§ **Job**: Work out how many lines have "matplotlib" in them. Give only that number.

§ **Supplied information**:
## Begin

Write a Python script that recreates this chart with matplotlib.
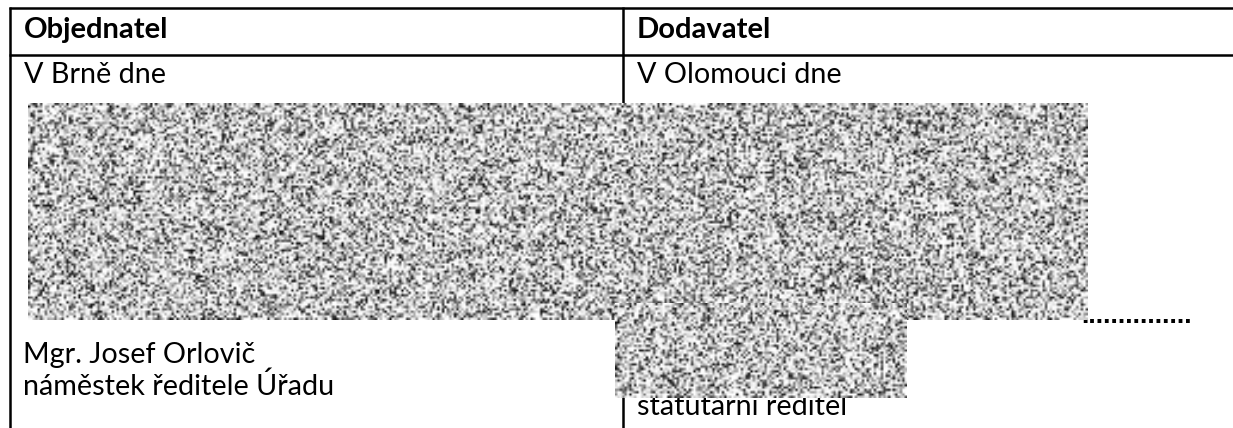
import numpy as np
import matplotlib
matplotlib.use("Agg")
import matplotlib.pyplot as plt

# ---- content ----
header_labels = ["Objednatel", "Dodavatel"]
place_labels = ["V Brně dne", "V Olomouci dne"]
left_sign_lines = ["Mgr. Josef Orlovič", "náměstek ředitele Úřadu"]
right_sign_lines = ["statutární ředitel"]
dots_text = "." * 15

W, H = 1233, 428
FONT = "Lato"
FS = 20.7

fig = plt.figure(figsize=(W / 100, H / 100), dpi=100)
ax = fig.add_axes([0, 0, 1, 1])
ax.set_xlim(0, W)
ax.set_ylim(H, 0)
ax.axis("off")

lw = 1.8
ax.plot([9, W], [8, 8], color="black", lw=lw, solid_capstyle="butt")
ax.plot([9, W], [55, 55], color="black", lw=lw, solid_capstyle="butt")
ax.plot([10, 10], [7, H], color="black", lw=lw, solid_capstyle="butt")
ax.plot([622.5, 622.5], [7, 110], color="black", lw=lw, solid_capstyle="butt")
ax.plot([622.5, 622.5], [390, H], color="black", lw=lw, solid_capstyle="butt")

tx = [24, 637]
for x, s in zip(tx, header_labels):
    ax.text(x, 38, s, fontsize=FS + 0.3, fontweight="bold", family=FONT,
            va="baseline", ha="left")
for x, s in zip(tx, place_labels):
    ax.text(x, 83, s, fontsize=FS, family=FONT, va="baseline", ha="left")
for i, s in enumerate(left_sign_lines):
    ax.text(23, 363 + i * 32, s, fontsize=FS, family=FONT, va="baseline", ha="left")
for s in right_sign_lines:
    ax.text(637, 415, s, fontsize=FS, family=FONT, va="baseline", ha="left")

ax.text(1081, 323, dots_text, fontsize=19, family="Liberation Sans",
        fontweight="bold", va="baseline", ha="left", zorder=1)


# ---- redaction texture (deterministic hash noise) ----
def texture(w, h, seed, cell=2.4):
    gx, gy = np.meshgrid(np.arange(int(w / cell) + 2), np.arange(int(h / cell) + 2))
    v = np.sin(gx * 12.9898 + gy * 78.233 + seed * 37.719) * 43758.5453
    v = v - np.floor(v)
    g = 1.0 - 0.95 * v ** 2.3
    return g


def draw_box(x0, y0, x1, y1, seed):
    g = texture(int(x1 - x0), int(y1 - y0), seed)
    ax.imshow(g, cmap="gray", vmin=0, vmax=1, extent=(x0, x1, y1, y0),
              interpolation="bilinear", aspect="auto", zorder=3)


draw_box(28, 103, 1088, 320, 1)
draw_box(615, 303, 907, 398, 2)

ax.set_xlim(0, W)
ax.set_ylim(H, 0)
fig.savefig("out.png", dpi=100, facecolor="white")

## End

§ **Reply to the exercise**: 4